For NHI and agentic environments, the risk gets worse when verification pages are used to harvest secrets that unlock automation, API access, or admin workflows. A compromised credential can be more valuable than a single account because it may expose a workload, a pipeline, or a service identity. Current guidance from the NIST Cybersecurity Framework 2.0 still maps well here: reduce exposure, verify identity, and make recovery paths harder to abuse. NHIMG research on the State of Secrets in AppSec shows why this matters operationally, especially when secret handling is already inconsistent across organisations. In practice, many security teams encounter fake verification pages only after a user has already entered credentials into them, rather than through intentional detection of the lure.

How It Works in Practice

These pages work by compressing a complex trust decision into a familiar moment. The user sees a branded login, a “confirm your account” prompt, or a regulator-style check and assumes the flow is routine. The attacker benefits from urgency, visual familiarity, and the fact that legitimate verification flows often ask for the same artefacts as the scam.

  • They mimic normal UI patterns, including SSO screens, MFA prompts, or document verification forms.
  • They use short-lived pressure, such as “your account will be suspended” or “review required now.”
  • They capture data that can be reused immediately, including codes, passwords, tokens, and personal details.
  • They may forward the victim into a real service after collection so the deception is less visible.

This is especially dangerous where verification is tied to access resets, high-trust admin actions, or service recovery. A stolen MFA code may be enough to defeat a weak second factor, while stolen session material can bypass the login step entirely. For teams handling NHIs, the same pattern applies to credential harvesting aimed at automation platforms, where a fake approval or re-auth page can expose API keys and service tokens. NHIMG’s DeepSeek breach coverage is a reminder that exposed secrets and sensitive records can scale quickly once collected. The control goal is not just user awareness but shortening the window in which harvested data remains usable. These controls tend to break down when users are pushed through repeated verification prompts in a high-volume support or recovery workflow because familiarity becomes indistinguishable from legitimacy.

Common Variations and Edge Cases

Tighter verification steps often increase user friction, so organisations have to balance stronger assurance against the risk of training users to click through prompts automatically. That tradeoff matters because attackers deliberately exploit “verification fatigue” and the fact that people are primed to comply when a system seems broken or urgent.

Current guidance suggests several variants deserve different handling. A fake page that asks for an MFA code is not the same as one that captures recovery answers or device enrolment details. Likewise, a fraud page targeting consumers may rely on branding alone, while an enterprise lure may imitate HR, IT support, or a contractor portal. There is no universal standard for this yet, but strong anti-phishing controls usually combine domain protection, user education, phishing-resistant MFA, and clear recovery procedures.

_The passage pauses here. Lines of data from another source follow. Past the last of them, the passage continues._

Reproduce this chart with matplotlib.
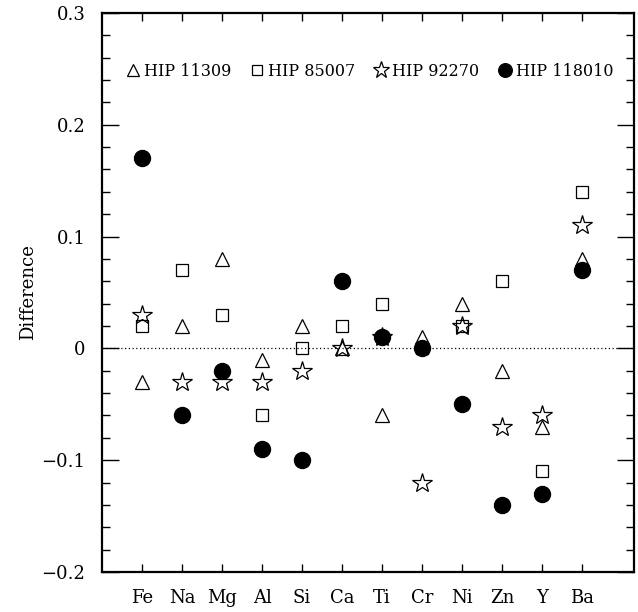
import numpy as np
import matplotlib
matplotlib.use("Agg")
import matplotlib.pyplot as plt
from matplotlib.ticker import MultipleLocator

plt.rcParams['font.family'] = ['DejaVu Serif']

elements = ['Fe', 'Na', 'Mg', 'Al', 'Si', 'Ca', 'Ti', 'Cr', 'Ni', 'Zn', 'Y', 'Ba']
hip11309 = [-0.03, 0.02, 0.08, -0.01, 0.02, 0.00, -0.06, 0.01, 0.04, -0.02, -0.07, 0.08]
hip85007 = [0.02, 0.07, 0.03, -0.06, 0.00, 0.02, 0.04, 0.00, 0.02, 0.06, -0.11, 0.14]
hip92270 = [0.03, -0.03, -0.03, -0.03, -0.02, 0.00, 0.01, -0.12, 0.02, -0.07, -0.06, 0.11]
hip118010 = [0.17, -0.06, -0.02, -0.09, -0.10, 0.06, 0.01, 0.00, -0.05, -0.14, -0.13, 0.07]

x = np.arange(1, len(elements) + 1)

fig = plt.figure(figsize=(6.38, 6.12), dpi=100)
ax = fig.add_axes([0.16, 0.0654, 0.8337, 0.9134])

ax.axhline(0, color='black', lw=0.9, ls=(0, (1, 2)), zorder=1)

ax.plot(x, hip11309, ls='none', marker='^', ms=9.5, mfc='none', mec='black', mew=0.9, label='HIP 11309')
ax.plot(x, hip85007, ls='none', marker='s', ms=8, mfc='none', mec='black', mew=0.9, label='HIP 85007')
ax.plot(x, hip92270, ls='none', marker='*', ms=15, mfc='none', mec='black', mew=0.9, label='HIP 92270')
ax.plot(x, hip118010, ls='none', marker='o', ms=11.5, mfc='black', mec='black', label='HIP 118010')

ax.set_xlim(0, 13.3)
ax.set_ylim(-0.2, 0.3)
ax.set_xticks(x)
ax.set_xticklabels(elements, fontsize=13)
ax.yaxis.set_minor_locator(MultipleLocator(0.02))
ax.set_yticks([-0.2, -0.1, 0, 0.1, 0.2, 0.3])
ax.set_yticklabels(['\u22120.2', '\u22120.1', '0', '0.1', '0.2', '0.3'], fontsize=13)
ax.set_ylabel('Difference', fontsize=13, labelpad=3)

# short ticks at each element, long ones every 5
ax.tick_params(axis='x', which='major', direction='in', top=True, length=6, width=1, pad=12)
ax.set_xticks([5, 10], minor=True)
ax.tick_params(axis='x', which='minor', direction='in', top=True, length=12, width=1)
ax.tick_params(axis='y', which='major', direction='in', right=True, length=12, width=1, pad=12)
ax.tick_params(axis='y', which='minor', direction='in', right=True, length=6, width=1)

for s in ax.spines.values():
    s.set_linewidth(1.6)

ax.legend(loc='upper center', bbox_to_anchor=(0.5, 0.922), ncol=4, frameon=False,
          fontsize=11.5, handletextpad=0.0, columnspacing=1.0, handlelength=1.3,
          markerscale=0.85, borderaxespad=0)

fig.savefig('out.png', dpi=100)
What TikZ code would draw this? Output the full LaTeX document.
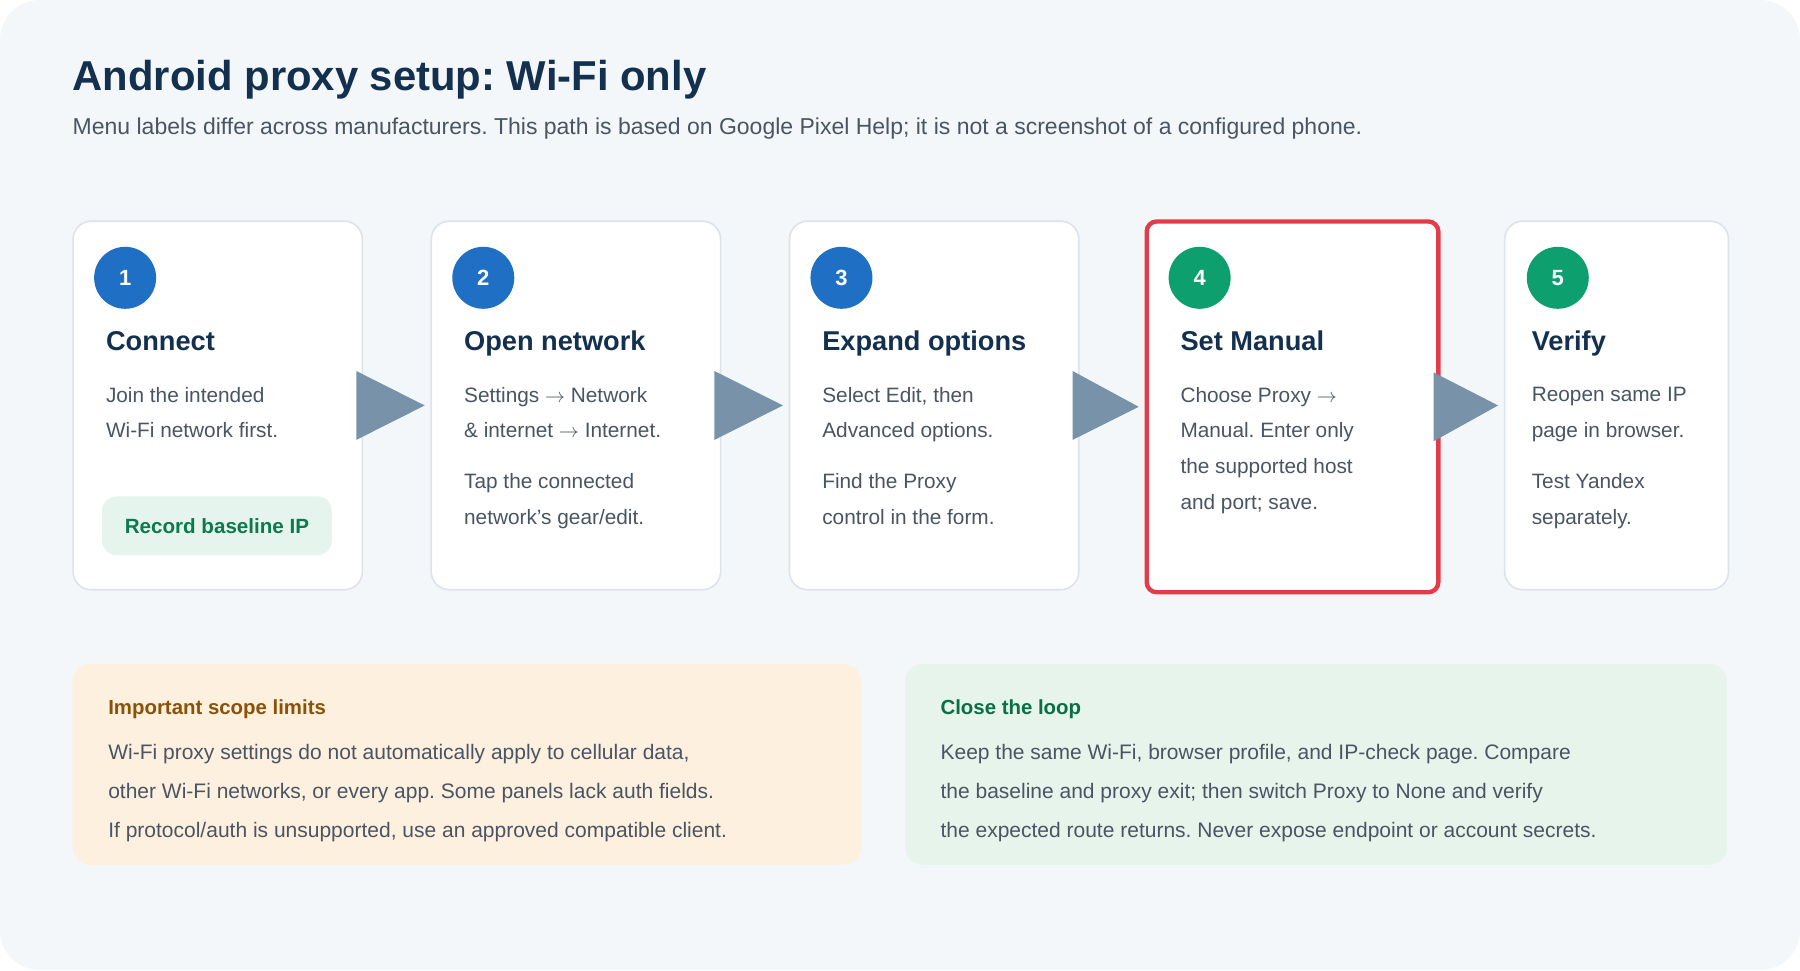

For mature environments, the most effective defence is to reduce the value of whatever the page can steal. Phishing-resistant authenticators, short-lived verification links, and separate out-of-band recovery channels make the scam less profitable. Monitoring should also watch for abnormal resets, impossible travel, and unusual token reuse. Security teams should remember that the page only needs one successful user interaction to win; it does not need to break the underlying platform. This is why training alone is insufficient when users are already habituated to frequent verification prompts and support-led re-authentication.

Standards & Framework Alignment

This section maps relevant standards and security frameworks to the operational risks and controls described in this guidance.

OWASP Agentic AI Top 10 and OWASP Non-Human Identity Top 10 address the attack and risk surface, while NIST CSF 2.0 set the governance and control requirements practitioners need to meet.

Framework Control / Reference Relevance
OWASP Agentic AI Top 10 A1 Phishing-style verification abuse can steal agent credentials and sessions.
OWASP Non-Human Identity Top 10 NHI-02 Fake pages often target secrets and tokens used by non-human identities.
NIST CSF 2.0 PR.AA-1 Identity proofing and authentication are central to resisting fake verification flows.

Treat verification pages as credential-harvesting risk and require phishing-resistant auth for agents.